──────── THE RECORDS ────────

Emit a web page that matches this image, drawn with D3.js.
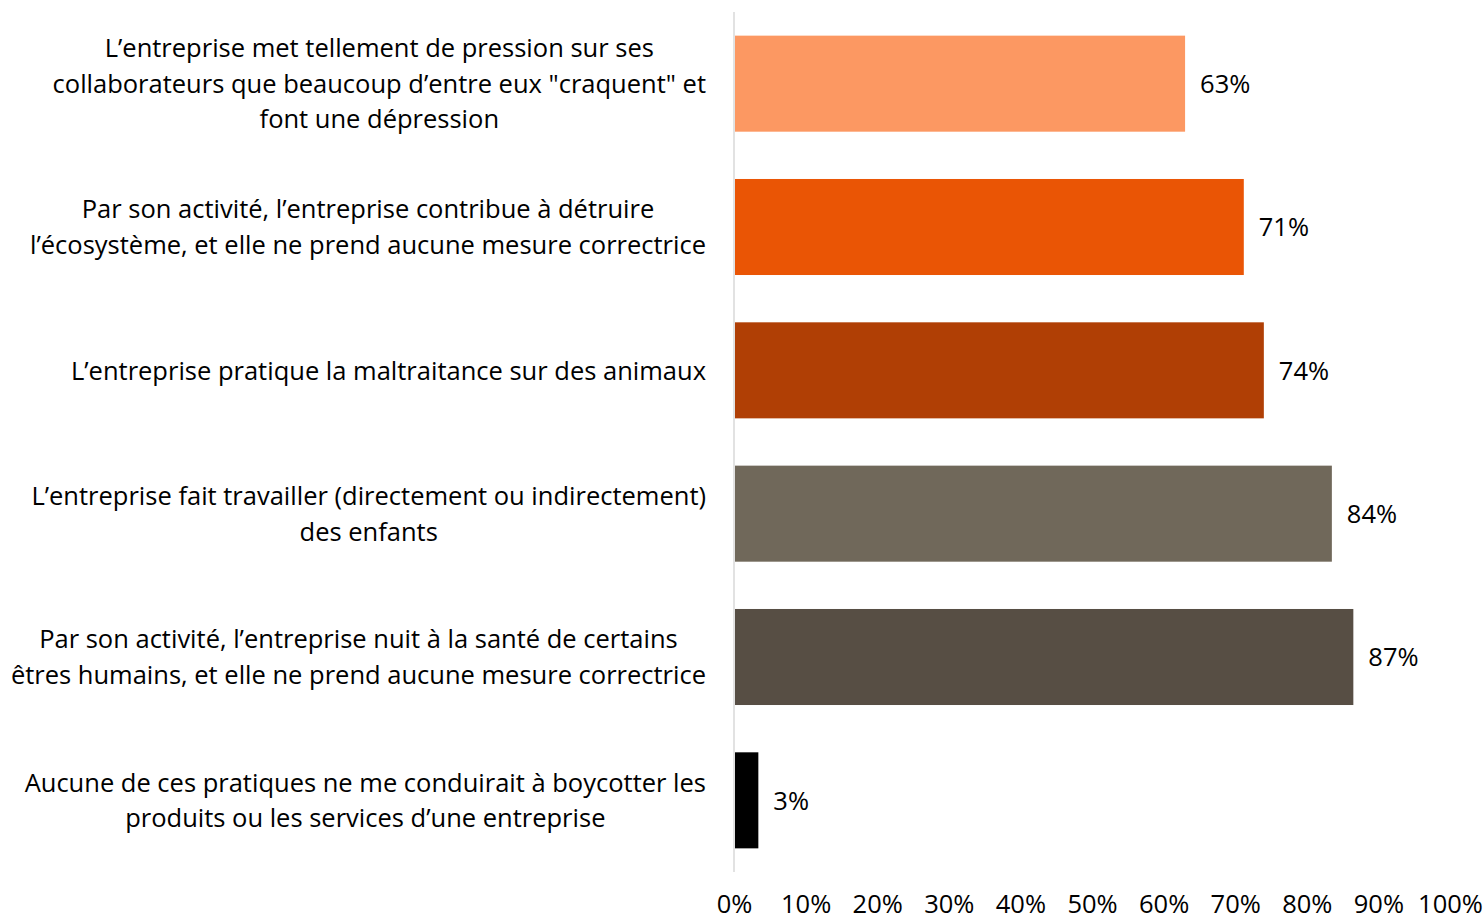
<!DOCTYPE html>
<html><head><meta charset="utf-8">
<script src="https://cdn.jsdelivr.net/npm/d3@7/dist/d3.min.js"></script>
<style>body{margin:0;background:#fff}svg{display:block}</style>
</head><body>
<svg id="c" width="1484" height="919"></svg>
<script>
const categories = [
  "L’entreprise met tellement de pression sur ses|collaborateurs que beaucoup d’entre eux \"craquent\" et|font une dépression",
  "Par son activité, l’entreprise contribue à détruire|l’écosystème, et elle ne prend aucune mesure correctrice",
  "L’entreprise pratique la maltraitance sur des animaux",
  "L’entreprise fait travailler (directement ou indirectement)|des enfants",
  "Par son activité, l’entreprise nuit à la santé de certains|êtres humains, et elle ne prend aucune mesure correctrice",
  "Aucune de ces pratiques ne me conduirait à boycotter les|produits ou les services d’une entreprise"
];
const values = [63, 71.2, 74, 83.5, 86.5, 3.4];
const colors = ["#FC9862", "#EA5505", "#B03F05", "#70685A", "#574E44", "#000000"];
const tickValues = [0,10,20,30,40,50,60,70,80,90,100];

const FONT = "'Open Sans', sans-serif";
const FS = 25.5;
const svg = d3.select("#c");
const x = d3.scaleLinear().domain([0,100]).range([734,1450]);
const y = d3.scaleBand().domain(d3.range(categories.length)).range([12,872]).paddingInner(0.33).paddingOuter(0.165);

svg.append("g").selectAll("rect").data(values).join("rect")
  .attr("x", x(0)+1).attr("y",(d,i)=>y(i)).attr("height",y.bandwidth())
  .attr("width", d=>x(d)-x(0)-1).attr("fill",(d,i)=>colors[i]);

svg.append("line").attr("x1",x(0)).attr("x2",x(0)).attr("y1",12).attr("y2",872)
  .attr("stroke","#d9d9d9").attr("stroke-width",1.5);

svg.append("g").selectAll("text").data(values).join("text")
  .attr("x", d=>x(d)+15).attr("y",(d,i)=>y(i)+y.bandwidth()/2).attr("dy","0.36em")
  .attr("font-family",FONT).attr("font-size",FS).attr("fill","#000")
  .text(d=>Math.round(d)+"%");

const lh = 35.5;
const lg = svg.append("g");
categories.forEach((c,i)=>{
  const lines = c.split("|");
  const t = lg.append("text").attr("font-family",FONT).attr("font-size",FS).attr("fill","#000")
    .attr("text-anchor","middle");
  const cy = y(i)+y.bandwidth()/2;
  lines.forEach((l,k)=>{
    t.append("tspan").attr("y", cy + (k-(lines.length-1)/2)*lh).attr("dy","0.36em").text(l);
  });
  let w = 0;
  t.selectAll("tspan").each(function(){ w = Math.max(w, this.getComputedTextLength()); });
  t.selectAll("tspan").attr("x", 706 - w/2);
});

const ax = d3.axisBottom(x).tickValues(tickValues).tickFormat(d=>d+"%").tickSize(0).tickPadding(0);
const ag = svg.append("g").attr("transform","translate(0,913)").call(ax);
ag.select(".domain").remove();
ag.selectAll("text").attr("dy",0).attr("font-family",FONT).attr("font-size",FS).attr("fill","#000");
</script>
</body></html>
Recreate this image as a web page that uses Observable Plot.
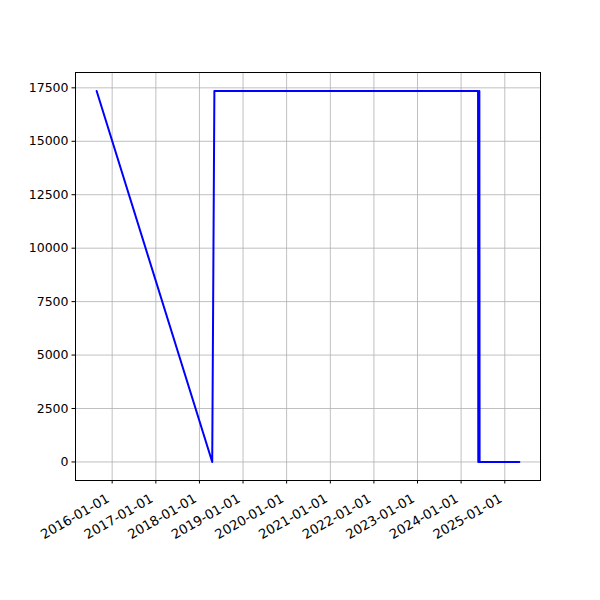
<!DOCTYPE html>
<html>
<head>
<meta charset="utf-8">
<script src="https://cdn.jsdelivr.net/npm/d3@7"></script>
<script src="https://cdn.jsdelivr.net/npm/@observablehq/plot@0.6"></script>
<style>
  html, body { margin: 0; padding: 0; background: white; }
</style>
</head>
<body>
<div id="chart"></div>
<script>
const dates = ["2015-08-24", "2018-04-18", "2018-05-06", "2024-05-22", "2024-05-24", "2024-06-02", "2024-06-04", "2025-05-03"];
const values = [17350, 0, 17350, 17350, 0, 17350, 0, 0];
const tickYears = [2016, 2017, 2018, 2019, 2020, 2021, 2022, 2023, 2024, 2025];
const yTicks = [0, 2500, 5000, 7500, 10000, 12500, 15000, 17500];

const data = dates.map((d, i) => ({ date: new Date(d + "T00:00:00Z"), value: values[i] }));
const xTicks = tickYears.map(y => new Date(Date.UTC(y, 0, 1)));

// matplotlib-style 5% margins
const [x0, x1] = d3.extent(data, d => +d.date);
const xPad = (x1 - x0) * 0.05;
const [y0, y1] = d3.extent(data, d => d.value);
const yPad = (y1 - y0) * 0.05;

const chart = Plot.plot({
  width: 600,
  height: 600,
  marginLeft: 75,
  marginRight: 60,
  marginTop: 72,
  marginBottom: 120,
  style: { fontFamily: "DejaVu Sans", fontSize: "12.5px", color: "black", background: "white" },
  x: { type: "utc", domain: [new Date(x0 - xPad), new Date(x1 + xPad)] },
  y: { domain: [y0 - yPad, y1 + yPad] },
  marks: [
    Plot.gridX(xTicks, { stroke: "#b0b0b0", strokeOpacity: 1, strokeWidth: 0.8 }),
    Plot.gridY(yTicks, { stroke: "#b0b0b0", strokeOpacity: 1, strokeWidth: 0.8 }),
    Plot.line(data, { x: "date", y: "value", stroke: "#0000ff", strokeWidth: 2 }),
    Plot.frame({ stroke: "black", strokeWidth: 1 }),
    Plot.axisX(xTicks, { tickSize: 3.5, label: null, text: null }),
    Plot.axisX(xTicks, { tickFormat: d3.utcFormat("%Y-%m-%d"), tickRotate: -30, tickSize: 0, tickPadding: 11, dx: -4, dy: 6, fontSize: 13.2, label: null }),
    Plot.axisY(yTicks, { tickFormat: d3.format("d"), tickSize: 3.5, tickPadding: 3.5, label: null })
  ]
});
document.getElementById("chart").appendChild(chart);
</script>
</body>
</html>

────────

REQUIREMENT -> Without including any pictures, output all the entries above exactly.

TASK ANSWER ->
Emit a web page that matches this image, drawn with D3.js.
<!DOCTYPE html>
<html><head><meta charset="utf-8">
<script src="https://cdn.jsdelivr.net/npm/d3@7/dist/d3.min.js"></script>
<style>body{margin:0;background:#fff}svg{display:block}</style>
</head><body>
<svg id="c" width="1484" height="919"></svg>
<script>
const categories = [
  "L’entreprise met tellement de pression sur ses|collaborateurs que beaucoup d’entre eux \"craquent\" et|font une dépression",
  "Par son activité, l’entreprise contribue à détruire|l’écosystème, et elle ne prend aucune mesure correctrice",
  "L’entreprise pratique la maltraitance sur des animaux",
  "L’entreprise fait travailler (directement ou indirectement)|des enfants",
  "Par son activité, l’entreprise nuit à la santé de certains|êtres humains, et elle ne prend aucune mesure correctrice",
  "Aucune de ces pratiques ne me conduirait à boycotter les|produits ou les services d’une entreprise"
];
const values = [63, 71.2, 74, 83.5, 86.5, 3.4];
const colors = ["#FC9862", "#EA5505", "#B03F05", "#70685A", "#574E44", "#000000"];
const tickValues = [0,10,20,30,40,50,60,70,80,90,100];

const FONT = "'Open Sans', sans-serif";
const FS = 25.5;
const svg = d3.select("#c");
const x = d3.scaleLinear().domain([0,100]).range([734,1450]);
const y = d3.scaleBand().domain(d3.range(categories.length)).range([12,872]).paddingInner(0.33).paddingOuter(0.165);

svg.append("g").selectAll("rect").data(values).join("rect")
  .attr("x", x(0)+1).attr("y",(d,i)=>y(i)).attr("height",y.bandwidth())
  .attr("width", d=>x(d)-x(0)-1).attr("fill",(d,i)=>colors[i]);

svg.append("line").attr("x1",x(0)).attr("x2",x(0)).attr("y1",12).attr("y2",872)
  .attr("stroke","#d9d9d9").attr("stroke-width",1.5);

svg.append("g").selectAll("text").data(values).join("text")
  .attr("x", d=>x(d)+15).attr("y",(d,i)=>y(i)+y.bandwidth()/2).attr("dy","0.36em")
  .attr("font-family",FONT).attr("font-size",FS).attr("fill","#000")
  .text(d=>Math.round(d)+"%");

const lh = 35.5;
const lg = svg.append("g");
categories.forEach((c,i)=>{
  const lines = c.split("|");
  const t = lg.append("text").attr("font-family",FONT).attr("font-size",FS).attr("fill","#000")
    .attr("text-anchor","middle");
  const cy = y(i)+y.bandwidth()/2;
  lines.forEach((l,k)=>{
    t.append("tspan").attr("y", cy + (k-(lines.length-1)/2)*lh).attr("dy","0.36em").text(l);
  });
  let w = 0;
  t.selectAll("tspan").each(function(){ w = Math.max(w, this.getComputedTextLength()); });
  t.selectAll("tspan").attr("x", 706 - w/2);
});

const ax = d3.axisBottom(x).tickValues(tickValues).tickFormat(d=>d+"%").tickSize(0).tickPadding(0);
const ag = svg.append("g").attr("transform","translate(0,913)").call(ax);
ag.select(".domain").remove();
ag.selectAll("text").attr("dy",0).attr("font-family",FONT).attr("font-size",FS).attr("fill","#000");
</script>
</body></html>
Recreate this image as a web page that uses Observable Plot.
<!DOCTYPE html>
<html>
<head>
<meta charset="utf-8">
<script src="https://cdn.jsdelivr.net/npm/d3@7"></script>
<script src="https://cdn.jsdelivr.net/npm/@observablehq/plot@0.6"></script>
<style>
  html, body { margin: 0; padding: 0; background: white; }
</style>
</head>
<body>
<div id="chart"></div>
<script>
const dates = ["2015-08-24", "2018-04-18", "2018-05-06", "2024-05-22", "2024-05-24", "2024-06-02", "2024-06-04", "2025-05-03"];
const values = [17350, 0, 17350, 17350, 0, 17350, 0, 0];
const tickYears = [2016, 2017, 2018, 2019, 2020, 2021, 2022, 2023, 2024, 2025];
const yTicks = [0, 2500, 5000, 7500, 10000, 12500, 15000, 17500];

const data = dates.map((d, i) => ({ date: new Date(d + "T00:00:00Z"), value: values[i] }));
const xTicks = tickYears.map(y => new Date(Date.UTC(y, 0, 1)));

// matplotlib-style 5% margins
const [x0, x1] = d3.extent(data, d => +d.date);
const xPad = (x1 - x0) * 0.05;
const [y0, y1] = d3.extent(data, d => d.value);
const yPad = (y1 - y0) * 0.05;

const chart = Plot.plot({
  width: 600,
  height: 600,
  marginLeft: 75,
  marginRight: 60,
  marginTop: 72,
  marginBottom: 120,
  style: { fontFamily: "DejaVu Sans", fontSize: "12.5px", color: "black", background: "white" },
  x: { type: "utc", domain: [new Date(x0 - xPad), new Date(x1 + xPad)] },
  y: { domain: [y0 - yPad, y1 + yPad] },
  marks: [
    Plot.gridX(xTicks, { stroke: "#b0b0b0", strokeOpacity: 1, strokeWidth: 0.8 }),
    Plot.gridY(yTicks, { stroke: "#b0b0b0", strokeOpacity: 1, strokeWidth: 0.8 }),
    Plot.line(data, { x: "date", y: "value", stroke: "#0000ff", strokeWidth: 2 }),
    Plot.frame({ stroke: "black", strokeWidth: 1 }),
    Plot.axisX(xTicks, { tickSize: 3.5, label: null, text: null }),
    Plot.axisX(xTicks, { tickFormat: d3.utcFormat("%Y-%m-%d"), tickRotate: -30, tickSize: 0, tickPadding: 11, dx: -4, dy: 6, fontSize: 13.2, label: null }),
    Plot.axisY(yTicks, { tickFormat: d3.format("d"), tickSize: 3.5, tickPadding: 3.5, label: null })
  ]
});
document.getElementById("chart").appendChild(chart);
</script>
</body>
</html>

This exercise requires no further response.